Freed! Not just forgiven—your bonds have been released. Jesus, who has the key to Death and Hades, has removed sin’s handcuffs. The devil’s accusations are silenced. The Law’s demands—righteous and holy as they are—can no longer condemn you who have already died in Christ, the One who has fulfilled the Law [cf. Rom. 8:1]; for judgement has been rendered. The verdict has been spoken: “It is finished.”
Yet still, the struggle continues. The old Adam is a stubborn corpse. He floats. He resurfaces. He whispers. He tempts. And yet, you are not alone. You have been united to Christ. What is true of Him is now true of you. “Now if we died with Christ,” Paul continues, “we believe that we shall also live with Him” [Rom. 6:8]. Not just someday in the resurrection of the body, but even now, in the mystery of our daily baptism, which Luther calls repentance [LC IV, 74].
Jesus did not abolish the Law, for it still convicts our consciences to bring us to repentance. Again, He fulfilled it [Matt. 5:17]. Every demand, Commandment, and drop of justice the Law required has been satisfied in the life and death of Jesus. And now, clothed in His righteousness, baptized into His death and life, the Law no longer stands as a curse but as a guide. Not a ladder we climb to Heaven but as a lamp that guides our feet [Psalm 119:105] because Heaven has come down to us. We no longer have to keep the Law; now we get to keep the Law out of love for God and neighbor.
Dear saints, this changes everything. We no longer live to please the flesh. We no longer speak the way we used to speak, or desire what we used to crave. We do not make peace with sin—we put it to death when we confess it to our heavenly Father. And when it rears its ugly head again, we take it back to the waters through repentance—back to the cross, back to the tomb, because we are not our own. We were bought with a price—with the innocent blood of Jesus [1 Cor. 6:20].
Therefore, “reckon yourselves to be dead indeed to sin, but alive to God in Christ Jesus our Lord” [Rom. 6:11]. You are alive. Not surviving, not merely coping—but alive. With a new heart, a new mind, a new desire, a new Master—and one day soon, a new body on the Last Day.

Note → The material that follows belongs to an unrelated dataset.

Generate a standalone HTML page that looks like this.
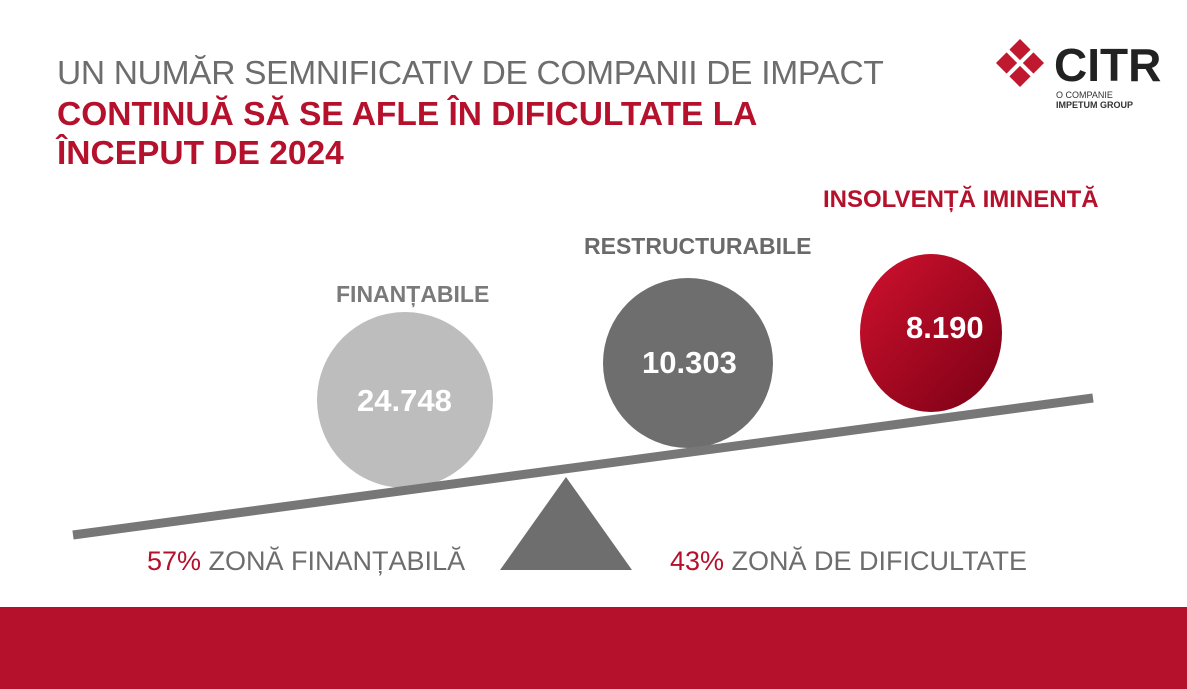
<!DOCTYPE html>
<html><head><meta charset="utf-8"><style>
body{margin:0;width:1187px;height:689px;overflow:hidden;background:#fff;font-family:"Liberation Sans",sans-serif;position:relative}
.t{position:absolute;white-space:nowrap}
</style></head><body>
<div class="t" style="left:57px;top:55px;font-size:33.5px;color:#6d6d6d;letter-spacing:-0.3px">UN NUMĂR SEMNIFICATIV DE COMPANII DE IMPACT</div>
<div class="t" style="left:57px;top:95px;font-size:33.5px;color:#b5102c;font-weight:bold;line-height:39px">CONTINUĂ SĂ SE AFLE ÎN DIFICULTATE LA<br>ÎNCEPUT DE 2024</div>
<svg style="position:absolute;left:0;top:0" width="1187" height="689">
<defs><linearGradient id="r" x1="0" y1="0" x2="1" y2="1"><stop offset="0" stop-color="#d0112e"/><stop offset="1" stop-color="#7a0015"/></linearGradient></defs>
<g transform="translate(1020,63) rotate(45)">
<rect x="-17" y="-17" width="15" height="15" fill="#c0182f"/><rect x="2" y="-17" width="15" height="15" fill="#c0182f"/>
<rect x="-17" y="2" width="15" height="15" fill="#c0182f"/><rect x="2" y="2" width="15" height="15" fill="#c0182f"/>
</g>
<ellipse cx="405" cy="400" rx="88" ry="88" fill="#bdbdbd"/>
<ellipse cx="688" cy="363" rx="85" ry="85" fill="#6e6e6e"/>
<ellipse cx="931" cy="333" rx="71" ry="79" fill="url(#r)"/>
<line x1="73" y1="535" x2="1093" y2="398" stroke="#777" stroke-width="9"/>
<polygon points="566,477 500,570 632,570" fill="#6e6e6e"/>
<rect x="0" y="607" width="1187" height="82" fill="#b5102c"/>
</svg>
<div class="t" style="left:1054px;top:38px;font-size:46px;font-weight:bold;color:#222">CITR</div>
<div class="t" style="left:1056px;top:90px;font-size:9px;color:#333;line-height:10px">O COMPANIE<br><b>IMPETUM GROUP</b></div>
<div class="t" style="left:336px;top:281px;font-size:23px;font-weight:bold;color:#7a7a7a">FINANȚABILE</div>
<div class="t" style="left:584px;top:233px;font-size:23px;font-weight:bold;color:#6a6a6a">RESTRUCTURABILE</div>
<div class="t" style="left:823px;top:186px;font-size:24px;font-weight:bold;color:#b5102c">INSOLVENȚĂ IMINENTĂ</div>
<div class="t" style="left:357px;top:383px;font-size:31px;font-weight:bold;color:#fff">24.748</div>
<div class="t" style="left:642px;top:345px;font-size:31px;font-weight:bold;color:#fff">10.303</div>
<div class="t" style="left:906px;top:310px;font-size:31px;font-weight:bold;color:#fff">8.190</div>
<div class="t" style="left:147px;top:546px;font-size:27px;color:#6d6d6d"><span style="color:#b5102c">57%</span> ZONĂ FINANȚABILĂ</div>
<div class="t" style="left:670px;top:546px;font-size:27px;color:#6d6d6d"><span style="color:#b5102c">43%</span> ZONĂ DE DIFICULTATE</div>
</body></html>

So, as you approach the altar today, bury your sin again. Nail it to the cross. Drown it in the font. Speak it in confession. And then walk away from the grave, because the tomb is empty. Christ is risen. And you are no longer a slave, but a son. No longer bound, but free. No longer dead, but alive in the crucified and risen Lord.
In the name of the Father and of the Son and of the Holy Spirit. Amen.